**Task**
In the entries below, find the line with "What Plotly code" and the line with "import plotly.graph_objects as go", then retype both and everything between them exactly. Do not copy the pictures.

**Listed entries**
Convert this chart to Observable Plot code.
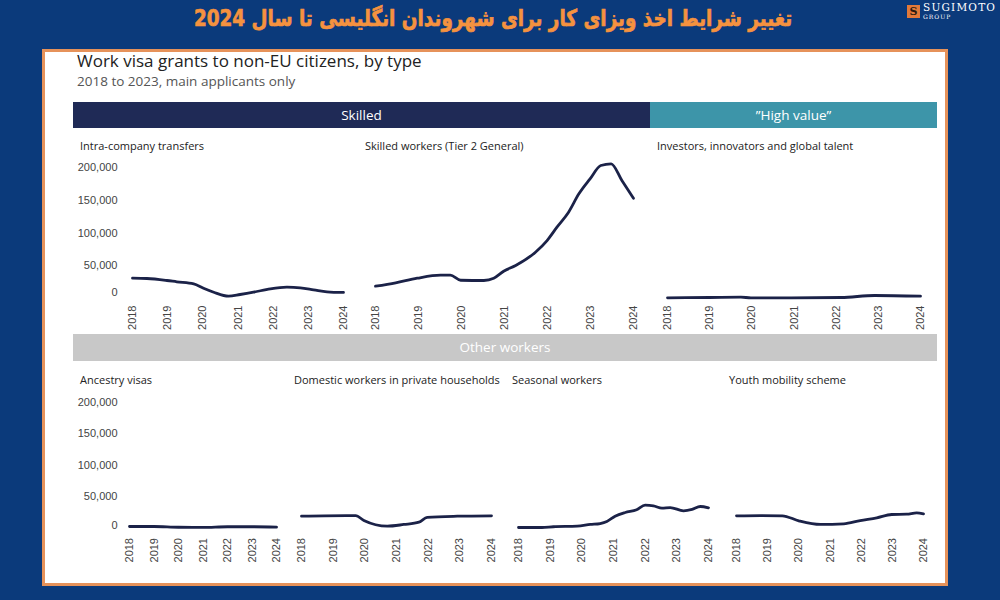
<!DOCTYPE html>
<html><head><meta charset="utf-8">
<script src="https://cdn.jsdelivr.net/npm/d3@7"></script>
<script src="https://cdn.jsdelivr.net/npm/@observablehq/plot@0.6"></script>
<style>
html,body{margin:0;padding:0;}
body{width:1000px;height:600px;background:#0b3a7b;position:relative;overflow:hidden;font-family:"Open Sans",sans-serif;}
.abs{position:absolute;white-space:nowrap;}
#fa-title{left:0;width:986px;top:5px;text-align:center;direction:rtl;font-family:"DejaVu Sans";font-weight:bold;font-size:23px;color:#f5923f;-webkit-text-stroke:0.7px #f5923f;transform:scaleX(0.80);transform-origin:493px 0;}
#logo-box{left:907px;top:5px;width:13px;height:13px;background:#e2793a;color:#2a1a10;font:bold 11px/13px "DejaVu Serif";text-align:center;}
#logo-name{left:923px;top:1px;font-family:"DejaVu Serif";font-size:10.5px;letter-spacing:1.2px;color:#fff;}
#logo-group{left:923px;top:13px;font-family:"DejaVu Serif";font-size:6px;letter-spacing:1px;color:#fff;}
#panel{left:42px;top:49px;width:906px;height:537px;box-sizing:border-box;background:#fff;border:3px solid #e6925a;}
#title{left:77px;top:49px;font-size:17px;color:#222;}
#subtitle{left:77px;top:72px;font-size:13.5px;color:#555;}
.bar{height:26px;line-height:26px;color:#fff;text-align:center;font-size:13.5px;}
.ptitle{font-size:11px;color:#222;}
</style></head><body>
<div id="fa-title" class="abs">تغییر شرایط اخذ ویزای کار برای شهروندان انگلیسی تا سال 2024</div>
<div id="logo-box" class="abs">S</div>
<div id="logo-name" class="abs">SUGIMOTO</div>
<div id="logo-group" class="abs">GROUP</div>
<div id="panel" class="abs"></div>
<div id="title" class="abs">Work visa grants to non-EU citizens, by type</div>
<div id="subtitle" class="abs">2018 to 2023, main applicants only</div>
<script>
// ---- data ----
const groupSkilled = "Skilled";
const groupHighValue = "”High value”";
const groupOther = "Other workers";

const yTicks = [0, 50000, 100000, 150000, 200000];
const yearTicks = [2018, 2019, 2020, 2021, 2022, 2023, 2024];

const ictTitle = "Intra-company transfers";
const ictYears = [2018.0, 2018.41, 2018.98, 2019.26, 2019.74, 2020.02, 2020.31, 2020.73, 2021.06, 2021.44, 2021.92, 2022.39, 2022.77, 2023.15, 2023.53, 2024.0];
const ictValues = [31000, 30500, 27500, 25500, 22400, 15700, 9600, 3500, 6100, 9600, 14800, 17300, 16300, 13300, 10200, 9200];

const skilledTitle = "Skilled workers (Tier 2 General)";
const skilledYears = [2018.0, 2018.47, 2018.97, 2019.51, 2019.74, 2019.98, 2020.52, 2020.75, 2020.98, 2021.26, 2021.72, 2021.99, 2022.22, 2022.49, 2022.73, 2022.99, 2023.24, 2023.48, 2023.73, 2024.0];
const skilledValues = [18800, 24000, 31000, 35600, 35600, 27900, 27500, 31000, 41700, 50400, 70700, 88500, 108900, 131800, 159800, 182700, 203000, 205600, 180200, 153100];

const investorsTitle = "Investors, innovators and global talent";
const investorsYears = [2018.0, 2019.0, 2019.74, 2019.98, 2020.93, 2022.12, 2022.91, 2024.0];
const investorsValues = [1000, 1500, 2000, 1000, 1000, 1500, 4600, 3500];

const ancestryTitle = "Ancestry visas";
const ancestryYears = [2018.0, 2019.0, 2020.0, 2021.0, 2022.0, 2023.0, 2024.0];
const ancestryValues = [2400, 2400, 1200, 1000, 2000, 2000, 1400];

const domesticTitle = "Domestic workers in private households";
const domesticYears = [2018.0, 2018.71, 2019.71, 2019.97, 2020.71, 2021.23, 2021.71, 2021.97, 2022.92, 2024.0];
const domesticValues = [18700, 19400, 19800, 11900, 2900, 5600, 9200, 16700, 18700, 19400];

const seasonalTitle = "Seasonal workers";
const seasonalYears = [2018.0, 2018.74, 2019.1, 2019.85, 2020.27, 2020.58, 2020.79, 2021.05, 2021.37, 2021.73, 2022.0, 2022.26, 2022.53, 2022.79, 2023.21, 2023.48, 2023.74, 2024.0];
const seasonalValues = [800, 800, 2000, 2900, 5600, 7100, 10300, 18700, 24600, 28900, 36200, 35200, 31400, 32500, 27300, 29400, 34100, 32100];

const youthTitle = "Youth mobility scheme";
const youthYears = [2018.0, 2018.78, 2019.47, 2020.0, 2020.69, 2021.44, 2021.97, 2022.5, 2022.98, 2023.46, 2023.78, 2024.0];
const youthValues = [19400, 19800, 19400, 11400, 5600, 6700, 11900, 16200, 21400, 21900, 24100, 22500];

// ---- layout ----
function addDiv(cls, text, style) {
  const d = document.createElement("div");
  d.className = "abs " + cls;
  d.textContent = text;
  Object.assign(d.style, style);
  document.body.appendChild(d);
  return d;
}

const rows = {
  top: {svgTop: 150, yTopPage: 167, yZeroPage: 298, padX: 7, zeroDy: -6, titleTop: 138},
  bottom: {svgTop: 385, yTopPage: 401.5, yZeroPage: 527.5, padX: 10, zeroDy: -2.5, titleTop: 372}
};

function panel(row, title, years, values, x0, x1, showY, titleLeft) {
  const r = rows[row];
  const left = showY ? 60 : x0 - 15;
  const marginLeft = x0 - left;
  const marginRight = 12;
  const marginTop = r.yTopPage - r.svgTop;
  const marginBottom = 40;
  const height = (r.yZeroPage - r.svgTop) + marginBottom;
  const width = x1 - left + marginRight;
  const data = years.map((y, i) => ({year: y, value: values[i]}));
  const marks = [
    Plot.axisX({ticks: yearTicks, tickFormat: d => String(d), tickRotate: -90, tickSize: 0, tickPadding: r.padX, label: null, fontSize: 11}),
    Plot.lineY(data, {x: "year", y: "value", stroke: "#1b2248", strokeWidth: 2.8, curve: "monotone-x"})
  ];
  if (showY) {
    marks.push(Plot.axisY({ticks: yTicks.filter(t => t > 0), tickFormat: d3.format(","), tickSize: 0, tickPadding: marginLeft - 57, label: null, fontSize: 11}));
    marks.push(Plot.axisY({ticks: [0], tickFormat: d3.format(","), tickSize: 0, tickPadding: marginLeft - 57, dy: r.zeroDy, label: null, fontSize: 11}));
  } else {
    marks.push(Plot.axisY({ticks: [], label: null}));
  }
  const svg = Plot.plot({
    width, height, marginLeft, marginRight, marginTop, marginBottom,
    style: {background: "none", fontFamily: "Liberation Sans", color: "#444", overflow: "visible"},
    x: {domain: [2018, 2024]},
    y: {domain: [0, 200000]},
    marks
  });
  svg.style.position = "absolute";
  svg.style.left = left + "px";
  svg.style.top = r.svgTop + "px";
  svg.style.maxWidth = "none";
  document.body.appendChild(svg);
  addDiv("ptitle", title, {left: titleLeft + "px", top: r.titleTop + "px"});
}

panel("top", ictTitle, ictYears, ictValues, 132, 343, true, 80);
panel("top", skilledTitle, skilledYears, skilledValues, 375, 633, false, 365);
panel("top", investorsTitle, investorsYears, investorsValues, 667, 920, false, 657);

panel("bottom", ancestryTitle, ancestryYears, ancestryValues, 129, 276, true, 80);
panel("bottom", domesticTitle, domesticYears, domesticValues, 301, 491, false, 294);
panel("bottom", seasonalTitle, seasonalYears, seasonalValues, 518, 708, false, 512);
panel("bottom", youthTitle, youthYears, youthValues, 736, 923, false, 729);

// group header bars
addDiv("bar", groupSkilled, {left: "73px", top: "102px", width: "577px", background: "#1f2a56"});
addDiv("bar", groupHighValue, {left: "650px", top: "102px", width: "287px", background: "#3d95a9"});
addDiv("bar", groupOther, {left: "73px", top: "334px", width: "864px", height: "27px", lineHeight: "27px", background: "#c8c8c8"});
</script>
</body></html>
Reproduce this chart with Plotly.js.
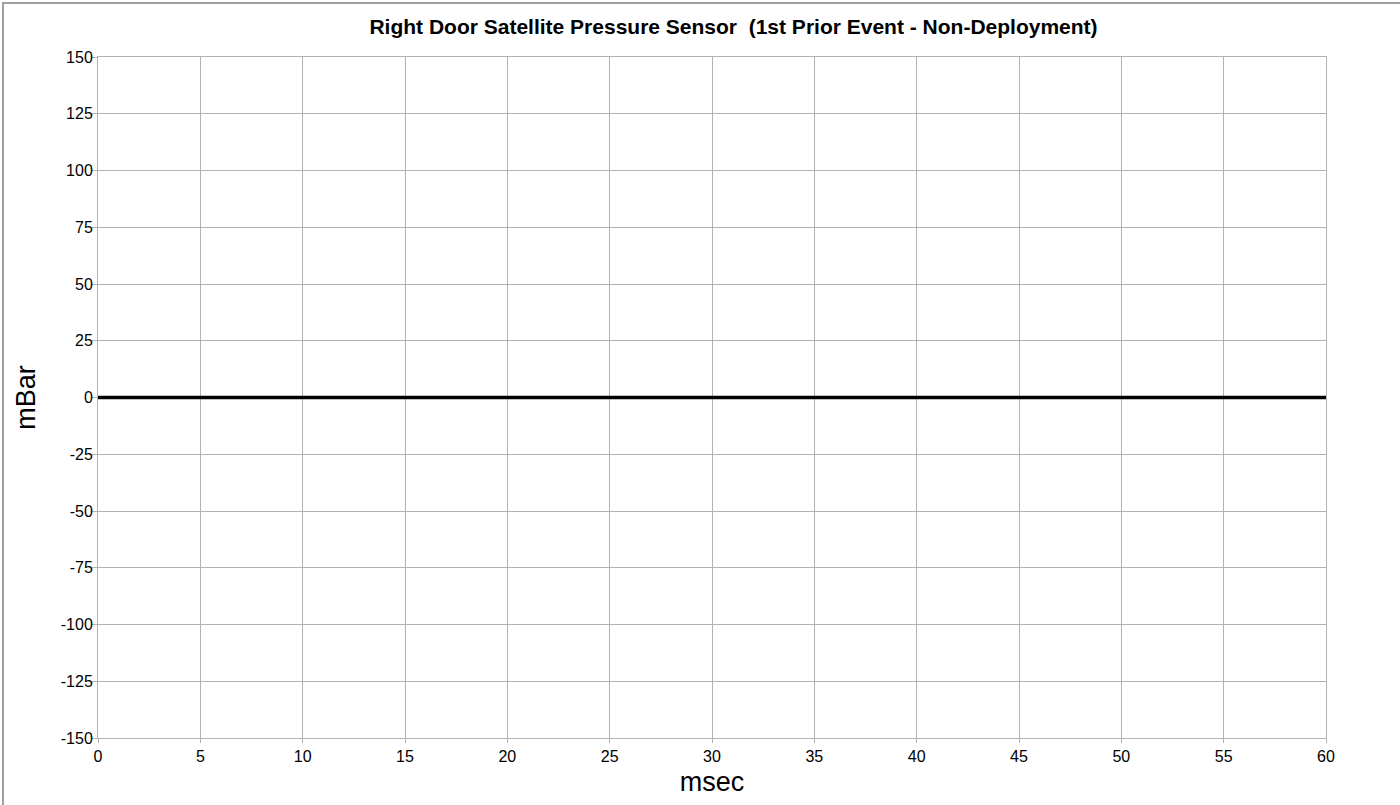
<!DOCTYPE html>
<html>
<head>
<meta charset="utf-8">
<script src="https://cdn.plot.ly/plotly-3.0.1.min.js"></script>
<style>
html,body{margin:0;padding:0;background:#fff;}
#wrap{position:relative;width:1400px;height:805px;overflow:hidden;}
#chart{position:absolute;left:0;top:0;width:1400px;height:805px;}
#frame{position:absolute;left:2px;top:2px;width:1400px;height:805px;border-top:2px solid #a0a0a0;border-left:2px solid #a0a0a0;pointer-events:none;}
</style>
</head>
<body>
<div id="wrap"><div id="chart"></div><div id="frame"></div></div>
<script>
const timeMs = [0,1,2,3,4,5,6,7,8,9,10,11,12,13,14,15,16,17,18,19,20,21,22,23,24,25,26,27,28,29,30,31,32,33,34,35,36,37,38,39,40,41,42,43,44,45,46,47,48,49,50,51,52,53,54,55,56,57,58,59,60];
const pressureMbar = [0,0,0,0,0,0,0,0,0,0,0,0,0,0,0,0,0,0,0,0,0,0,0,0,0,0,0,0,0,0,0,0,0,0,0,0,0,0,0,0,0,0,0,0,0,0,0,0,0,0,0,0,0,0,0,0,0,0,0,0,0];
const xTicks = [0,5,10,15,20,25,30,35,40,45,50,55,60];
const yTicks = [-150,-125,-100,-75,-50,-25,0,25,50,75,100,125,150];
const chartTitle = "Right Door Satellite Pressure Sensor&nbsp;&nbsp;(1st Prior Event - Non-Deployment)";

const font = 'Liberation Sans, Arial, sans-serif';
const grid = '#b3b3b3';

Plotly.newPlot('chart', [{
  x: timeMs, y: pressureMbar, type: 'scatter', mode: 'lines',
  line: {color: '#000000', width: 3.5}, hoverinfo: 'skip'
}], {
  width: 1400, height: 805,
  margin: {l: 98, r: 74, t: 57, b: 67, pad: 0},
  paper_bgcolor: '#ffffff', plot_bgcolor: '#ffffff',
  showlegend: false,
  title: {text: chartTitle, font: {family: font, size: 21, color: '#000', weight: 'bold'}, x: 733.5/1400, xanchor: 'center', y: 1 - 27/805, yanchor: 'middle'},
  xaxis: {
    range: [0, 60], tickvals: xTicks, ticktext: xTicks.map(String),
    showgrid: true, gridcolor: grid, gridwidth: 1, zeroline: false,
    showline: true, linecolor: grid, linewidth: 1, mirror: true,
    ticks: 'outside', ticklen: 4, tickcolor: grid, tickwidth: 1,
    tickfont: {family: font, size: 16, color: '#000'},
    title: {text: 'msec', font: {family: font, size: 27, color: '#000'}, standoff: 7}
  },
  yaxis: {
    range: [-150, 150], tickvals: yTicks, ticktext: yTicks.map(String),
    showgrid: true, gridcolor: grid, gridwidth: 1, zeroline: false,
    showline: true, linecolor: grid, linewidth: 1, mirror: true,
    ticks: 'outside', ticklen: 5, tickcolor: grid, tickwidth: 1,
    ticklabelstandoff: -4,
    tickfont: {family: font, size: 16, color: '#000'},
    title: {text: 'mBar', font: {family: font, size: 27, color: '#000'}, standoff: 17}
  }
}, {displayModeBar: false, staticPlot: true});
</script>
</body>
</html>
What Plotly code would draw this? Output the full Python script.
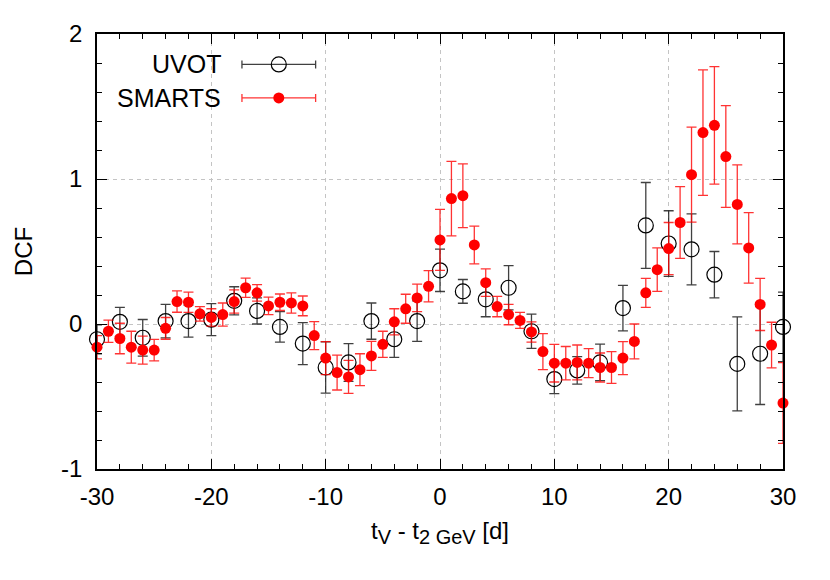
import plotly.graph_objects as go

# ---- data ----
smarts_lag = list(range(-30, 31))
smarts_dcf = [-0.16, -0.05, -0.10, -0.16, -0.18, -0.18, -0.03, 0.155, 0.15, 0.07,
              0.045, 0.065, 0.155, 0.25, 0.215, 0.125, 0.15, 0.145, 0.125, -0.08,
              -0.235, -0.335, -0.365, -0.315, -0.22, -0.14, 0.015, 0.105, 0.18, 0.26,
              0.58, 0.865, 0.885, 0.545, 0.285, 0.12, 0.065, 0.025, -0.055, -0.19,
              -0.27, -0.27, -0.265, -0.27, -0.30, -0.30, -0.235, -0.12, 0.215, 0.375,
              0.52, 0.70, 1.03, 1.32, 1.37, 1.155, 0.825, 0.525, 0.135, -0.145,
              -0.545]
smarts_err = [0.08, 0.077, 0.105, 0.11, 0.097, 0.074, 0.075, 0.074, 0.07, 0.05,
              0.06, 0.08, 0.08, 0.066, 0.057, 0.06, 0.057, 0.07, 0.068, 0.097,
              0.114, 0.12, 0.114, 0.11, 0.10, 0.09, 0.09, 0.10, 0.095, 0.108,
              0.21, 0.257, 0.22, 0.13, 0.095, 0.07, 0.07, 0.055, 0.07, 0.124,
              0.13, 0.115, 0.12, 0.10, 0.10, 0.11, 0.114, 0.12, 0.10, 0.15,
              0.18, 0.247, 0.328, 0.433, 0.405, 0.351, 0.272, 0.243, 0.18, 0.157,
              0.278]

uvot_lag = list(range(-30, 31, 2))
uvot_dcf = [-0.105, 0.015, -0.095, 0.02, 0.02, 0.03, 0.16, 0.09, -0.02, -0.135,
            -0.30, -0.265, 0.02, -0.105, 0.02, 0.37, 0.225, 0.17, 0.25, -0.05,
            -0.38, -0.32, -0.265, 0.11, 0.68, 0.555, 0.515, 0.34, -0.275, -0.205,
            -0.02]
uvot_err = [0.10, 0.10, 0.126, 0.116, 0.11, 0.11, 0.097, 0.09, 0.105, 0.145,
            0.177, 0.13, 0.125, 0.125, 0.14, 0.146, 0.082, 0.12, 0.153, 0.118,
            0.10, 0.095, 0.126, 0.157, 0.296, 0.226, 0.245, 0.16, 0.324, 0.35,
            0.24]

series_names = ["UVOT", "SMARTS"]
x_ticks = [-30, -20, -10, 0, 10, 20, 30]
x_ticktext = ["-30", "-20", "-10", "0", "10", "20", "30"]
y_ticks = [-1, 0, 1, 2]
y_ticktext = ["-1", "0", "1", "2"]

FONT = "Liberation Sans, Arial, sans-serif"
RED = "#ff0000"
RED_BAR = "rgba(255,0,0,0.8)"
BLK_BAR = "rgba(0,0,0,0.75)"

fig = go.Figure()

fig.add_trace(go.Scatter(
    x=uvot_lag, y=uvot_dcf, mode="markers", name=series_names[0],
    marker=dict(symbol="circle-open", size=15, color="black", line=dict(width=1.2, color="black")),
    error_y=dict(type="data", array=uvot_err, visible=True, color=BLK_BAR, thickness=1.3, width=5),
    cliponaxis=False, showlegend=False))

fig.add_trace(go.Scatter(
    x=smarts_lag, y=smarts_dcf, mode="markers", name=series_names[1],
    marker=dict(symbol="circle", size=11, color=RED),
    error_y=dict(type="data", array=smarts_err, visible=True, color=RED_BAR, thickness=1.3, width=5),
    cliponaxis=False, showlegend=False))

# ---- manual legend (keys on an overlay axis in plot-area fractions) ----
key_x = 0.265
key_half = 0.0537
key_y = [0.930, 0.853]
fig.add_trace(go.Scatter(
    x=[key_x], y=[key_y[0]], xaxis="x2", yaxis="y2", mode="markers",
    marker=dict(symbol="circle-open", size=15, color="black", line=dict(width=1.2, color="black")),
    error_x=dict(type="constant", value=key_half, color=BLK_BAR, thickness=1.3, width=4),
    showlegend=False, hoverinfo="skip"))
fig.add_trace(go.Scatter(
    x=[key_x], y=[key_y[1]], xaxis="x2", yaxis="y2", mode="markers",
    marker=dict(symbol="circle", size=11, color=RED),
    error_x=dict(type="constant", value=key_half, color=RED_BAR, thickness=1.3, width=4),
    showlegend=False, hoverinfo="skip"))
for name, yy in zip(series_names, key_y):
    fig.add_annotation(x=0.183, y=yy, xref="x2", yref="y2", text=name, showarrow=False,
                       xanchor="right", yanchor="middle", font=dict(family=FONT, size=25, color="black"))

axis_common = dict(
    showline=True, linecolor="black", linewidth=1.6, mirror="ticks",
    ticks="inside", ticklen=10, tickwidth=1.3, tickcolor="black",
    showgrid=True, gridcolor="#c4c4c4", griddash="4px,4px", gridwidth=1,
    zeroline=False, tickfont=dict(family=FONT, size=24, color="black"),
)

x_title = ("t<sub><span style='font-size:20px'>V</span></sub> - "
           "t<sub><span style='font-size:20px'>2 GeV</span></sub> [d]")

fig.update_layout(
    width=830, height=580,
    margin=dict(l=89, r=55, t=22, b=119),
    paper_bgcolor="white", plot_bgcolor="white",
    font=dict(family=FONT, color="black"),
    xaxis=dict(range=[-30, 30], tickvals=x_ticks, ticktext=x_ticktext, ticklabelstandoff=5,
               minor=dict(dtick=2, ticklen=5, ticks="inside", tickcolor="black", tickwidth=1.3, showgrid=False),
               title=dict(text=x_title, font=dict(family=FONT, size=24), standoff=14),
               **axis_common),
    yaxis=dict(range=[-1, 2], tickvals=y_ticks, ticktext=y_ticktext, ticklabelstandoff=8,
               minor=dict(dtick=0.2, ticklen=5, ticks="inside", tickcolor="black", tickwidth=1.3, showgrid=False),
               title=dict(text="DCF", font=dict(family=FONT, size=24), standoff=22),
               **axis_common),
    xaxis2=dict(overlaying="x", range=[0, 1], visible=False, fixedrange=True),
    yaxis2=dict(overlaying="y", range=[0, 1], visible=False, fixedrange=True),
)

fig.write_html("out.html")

**Response**
What Plotly code would draw this? Output the full Python script.
import plotly.graph_objects as go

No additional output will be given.